The response of the government is that "appropriate instructions will be given to the agents involved in the investigation, as well as the police officers and state troopers." (Docket #14, p. 24).

It appears that the defendant is attempting to have all potential Rule 16 and Jencks materials preserved. The express admonition of the Court of Appeals for the Second Circuit bears repeating in addressing this particular request of the defendant wherein the Court stated:

[W]e will look with an exceedingly jaundiced eye upon future efforts to justify non-production of a Rule 16 or Jencks Act "statement" by reference to "departmental policy" or "established practice" or anything of the like. There simply is no longer any excuse for official ignorance regarding the mandate of the law. Where, as here, destruction is deliberate, sanctions will normally follow, irrespective of the perpetrator's motivation, unless the government can bear the heavy burden of demonstrating that no prejudice resulted to the defendant. . . . We emphatically second the district court's observation that any resulting costs in the form of added shelf space will be more than counterbalanced both by gains in the fairness of trials and also by the shielding of sound prosecutions from unnecessary obstacles to a conviction. United States v. Buffalino, 576 F.2d 446, 449-50, (2d Cir.), cert. denied, 439 U.S. 928 (1978); see also United States v. Grammatikos, 633 F.2d 1013, 1019-20 (2d Cir. 1980); United States v. Miranda, 526 F.2d 1319 (2d Cir. 1975), cert. denied, 429 U.S. 821 (1976).

The government is hereby DIRECTED to maintain and preserve all materials that are known by it to exist that constitute potential Jencks and Rule 16, Fed. R. Crim. P. material in this case.

6. Defendant's Request For Permission To File Additional Motions

The defendant seeks to be permitted "to make further and additional motions which may be necessitated by the Court's rulings on the relief sought herein." (Docket #11, p. 19).

This request is GRANTED subject to the limitations as contained in the aforesaid quote.

7. The Government's Reciprocal Rule 16(b) Request

The government has requested that the defendant permit it to inspect and copy various books, records, documents, photos and other tangible objects, including reports of physical or mental examinations and of scientific tests or experiments, within the possession or control of the defendant which the defendant intends to introduce as evidence in chief at the trial along with written summaries of expert witnesses' testimony that the defendant intends to use. Since the defendant has moved pursuant to Rule 16(a)(1) of the Federal Rules of Criminal Procedure for similar materials and information, the government is entitled to this information pursuant to Rule 16(b)(1) and its request is GRANTED.

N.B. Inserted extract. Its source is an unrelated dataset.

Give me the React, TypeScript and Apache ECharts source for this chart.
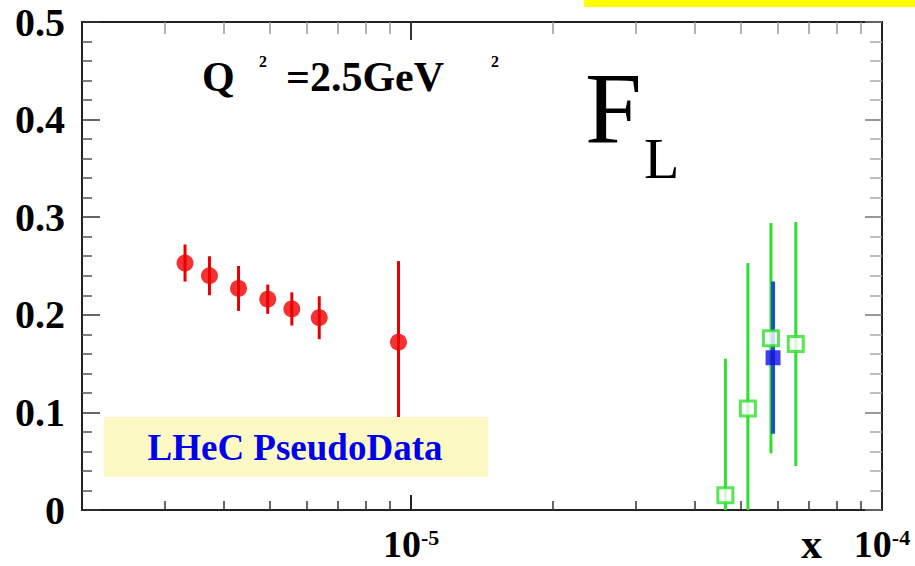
import React, { useEffect, useRef } from 'react';
import * as echarts from 'echarts';

// ---- data ----
const redX = [3.31e-6, 3.73e-6, 4.3e-6, 4.96e-6, 5.58e-6, 6.38e-6, 9.4e-6];
const redY = [0.253, 0.240, 0.227, 0.216, 0.206, 0.197, 0.172];
const redErr = [0.019, 0.020, 0.023, 0.015, 0.017, 0.022, 0.083];

const greenX = [4.65e-5, 5.19e-5, 5.81e-5, 6.56e-5];
const greenY = [0.015, 0.104, 0.176, 0.170];
const greenErr = [0.140, 0.149, 0.118, 0.125];

const blueX = [5.87e-5];
const blueY = [0.156];
const blueErr = [0.078];

const xMin = 2e-6;
const xMax = 1e-4;
const minorTicksX = [3e-6, 4e-6, 5e-6, 6e-6, 7e-6, 8e-6, 9e-6, 2e-5, 3e-5, 4e-5, 5e-5, 6e-5, 7e-5, 8e-5, 9e-5];
const majorTicksX = [1e-5];
const labelTicksX = [1e-5, 1e-4];

const yMin = 0;
const yMax = 0.5;
const yStep = 0.1;

const SERIF = '"Liberation Serif", "Times New Roman", serif';

const lg = (v: number) => Math.log10(v);
const bars = (xs: number[], ys: number[], es: number[]) =>
  xs.map((x, i) => [lg(x), Math.max(yMin, ys[i] - es[i]), Math.min(yMax, ys[i] + es[i])]);
const pts = (xs: number[], ys: number[]) => xs.map((x, i) => [lg(x), ys[i]]);

const errSeries = (name: string, data: number[][], color: string, width: number) => ({
  type: 'custom',
  name,
  data,
  silent: true,
  encode: { x: 0, y: [1, 2] },
  renderItem: (_p: any, api: any) => {
    const a = api.coord([api.value(0), api.value(1)]);
    const b = api.coord([api.value(0), api.value(2)]);
    return {
      type: 'line',
      shape: { x1: a[0], y1: a[1], x2: b[0], y2: b[1] },
      style: { stroke: color, lineWidth: width },
    };
  },
});

export default function App() {
  const ref = useRef<HTMLDivElement>(null);
  useEffect(() => {
    if (!ref.current) return;
    const chart = echarts.init(ref.current, undefined, { renderer: 'svg' });
    const axisLine = { show: true, onZero: false, lineStyle: { color: '#222', width: 2 } };
    const option: any = {
      animation: false,
      backgroundColor: '#ffffff',
      grid: { left: 82, right: 33, top: 22, bottom: 56 },
      xAxis: [
        {
          type: 'value', position: 'bottom', min: lg(xMin), max: lg(xMax),
          axisLine, splitLine: { show: false },
          axisTick: { show: true, inside: true, length: 9, customValues: minorTicksX.map(lg), lineStyle: { color: '#333', width: 1.5 } },
          axisLabel: {
            show: true, margin: 16, customValues: labelTicksX.map(lg),
            formatter: (v: number) => `{b|10}{s|${Math.round(v)}}`,
            rich: {
              b: { fontSize: 38, fontWeight: 'bold', fontFamily: SERIF, color: '#000', lineHeight: 36 },
              s: { fontSize: 22, fontWeight: 'bold', fontFamily: SERIF, color: '#000', lineHeight: 10, verticalAlign: 'top' },
            },
          },
        },
        {
          type: 'value', position: 'bottom', min: lg(xMin), max: lg(xMax),
          axisLine: { show: false, onZero: false }, splitLine: { show: false },
          axisTick: { show: true, inside: true, length: 15, customValues: majorTicksX.map(lg), lineStyle: { color: '#222', width: 2 } },
          axisLabel: { show: false },
        },
        {
          type: 'value', position: 'top', min: lg(xMin), max: lg(xMax),
          axisLine, splitLine: { show: false },
          axisTick: { show: true, inside: true, length: 12, customValues: minorTicksX.map(lg), lineStyle: { color: '#999', width: 1.5 } },
          axisLabel: { show: false },
        },
        {
          type: 'value', position: 'top', min: lg(xMin), max: lg(xMax),
          axisLine: { show: false, onZero: false }, splitLine: { show: false },
          axisTick: { show: true, inside: true, length: 18, customValues: majorTicksX.map(lg), lineStyle: { color: '#333', width: 2 } },
          axisLabel: { show: false },
        },
      ],
      yAxis: [
        {
          type: 'value', position: 'left', min: yMin, max: yMax, interval: yStep,
          axisLine, splitLine: { show: false },
          axisTick: { show: true, inside: true, length: 18, lineStyle: { color: '#333', width: 1.5 } },
          minorTick: { show: true, splitNumber: 5, length: 10, lineStyle: { color: '#555', width: 1.5 } },
          axisLabel: { margin: 17, fontSize: 40, fontWeight: 'bold', fontFamily: SERIF, color: '#000' },
        },
        {
          type: 'value', position: 'right', min: yMin, max: yMax, interval: yStep,
          axisLine, splitLine: { show: false },
          axisTick: { show: true, inside: true, length: 17, lineStyle: { color: '#777', width: 1.5 } },
          minorTick: { show: true, splitNumber: 5, length: 12, lineStyle: { color: '#aaa', width: 1.5 } },
          axisLabel: { show: false },
        },
      ],
      series: [
        errSeries('green errors', bars(greenX, greenY, greenErr), '#2ee02e', 3),
        errSeries('blue errors', bars(blueX, blueY, blueErr), '#1f4fc4', 4),
        {
          type: 'scatter', name: 'blue', data: pts(blueX, blueY), symbol: 'rect', symbolSize: 15,
          itemStyle: { color: '#1212e6' }, silent: true,
        },
        {
          type: 'scatter', name: 'green', data: pts(greenX, greenY), symbol: 'rect', symbolSize: 15,
          itemStyle: { color: '#ffffff', borderColor: '#2ee02e', borderWidth: 3 }, silent: true,
        },
        errSeries('red errors', bars(redX, redY, redErr), '#e80000', 3),
        {
          type: 'scatter', name: 'red', data: pts(redX, redY), symbol: 'circle', symbolSize: 17,
          itemStyle: { color: '#f00000' }, silent: true,
        },
      ],
      graphic: [
        { type: 'rect', z: 100, shape: { x: 584, y: 0, width: 331, height: 7 }, style: { fill: '#ffff00' } },
        { type: 'rect', z: 100, shape: { x: 104, y: 417, width: 384, height: 60 }, style: { fill: '#fcf9c5' } },
        {
          type: 'text', z: 101, x: 295, y: 447,
          style: { text: 'LHeC PseudoData', fontSize: 37, fontWeight: 'bold', fontFamily: SERIF, fill: '#0000ee', align: 'center', verticalAlign: 'middle' },
        },
        {
          type: 'text', z: 101, x: 202, y: 77,
          style: { text: 'Q', fontSize: 42, fontWeight: 'bold', fontFamily: SERIF, fill: '#000', align: 'left', verticalAlign: 'middle' },
        },
        {
          type: 'text', z: 101, x: 259, y: 61,
          style: { text: '2', fontSize: 16, fontWeight: 'bold', fontFamily: SERIF, fill: '#000', align: 'left', verticalAlign: 'middle' },
        },
        {
          type: 'text', z: 101, x: 286, y: 77,
          style: { text: '=2.5GeV', fontSize: 42, fontWeight: 'bold', fontFamily: SERIF, fill: '#000', align: 'left', verticalAlign: 'middle' },
        },
        {
          type: 'text', z: 101, x: 491, y: 61,
          style: { text: '2', fontSize: 16, fontWeight: 'bold', fontFamily: SERIF, fill: '#000', align: 'left', verticalAlign: 'middle' },
        },
        {
          type: 'text', z: 101, x: 585, y: 108,
          style: { text: 'F', fontSize: 102, fontFamily: SERIF, fill: '#000', align: 'left', verticalAlign: 'middle' },
        },
        {
          type: 'text', z: 101, x: 644, y: 158,
          style: { text: 'L', fontSize: 58, fontFamily: SERIF, fill: '#000', align: 'left', verticalAlign: 'middle' },
        },
        {
          type: 'text', z: 101, x: 801, y: 544,
          style: { text: 'x', fontSize: 42, fontWeight: 'bold', fontFamily: SERIF, fill: '#000', align: 'left', verticalAlign: 'middle' },
        },
      ],
    };
    chart.setOption(option);
    return () => chart.dispose();
  }, []);
  return <div ref={ref} style={{ position: 'absolute', left: 0, top: 0, width: 915, height: 566 }} />;
}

Therefore, it is hereby ORDERED pursuant to 28 U.S.C. § 636(b)(1) that:

This Decision and Order be filed with the Clerk of the Court.

ANY OBJECTIONS to this Decision and Order must be filed with the Clerk of this Court within ten (10) days after receipt of a copy of this Decision and Order in accordance with the above statute, Fed. R. Crim. P. 58(g)(2) and Local Rule 58.2.

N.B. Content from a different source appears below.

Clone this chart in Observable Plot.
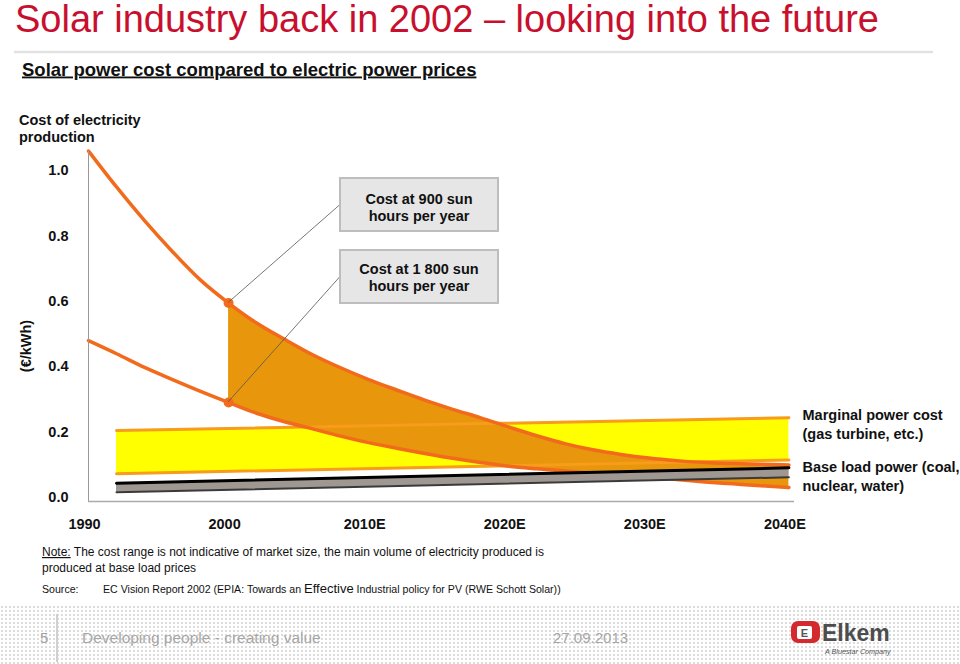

The district judge will ordinarily refuse to consider de novo, arguments, case law and/or evidentiary material which could have been, but were not presented to the magistrate judge in the first instance. See, e.g., Patterson-Leitch Co., Inc. v. Massachusetts Municipal Wholesale Electric Co., 840 F.2d 985 (1st Cir. 1988). Failure to file objections within the specified time or to request an extension of such time waives the right to appeal the District Judge's Order. Thomas v. Arn, 474 U.S. 140 (1985); Wesolek, et al. v. Canadair Ltd., et al., 838 F.2d 55 (2d Cir. 1988).

The parties are reminded that, pursuant to Rule 58.2 of the Local Rules for the Western District of New York, "written objections shall specifically identify the portions of the proposed findings and recommendations to which objection is made and the basis for such objection and shall be supported by legal authority." Failure to comply with the provisions of Rule 58.2, or with the similar provisions of Rule 58.2 (concerning objections to a Magistrate Judge's Decision and Order), may result in the District Judge's refusal to consider the objection.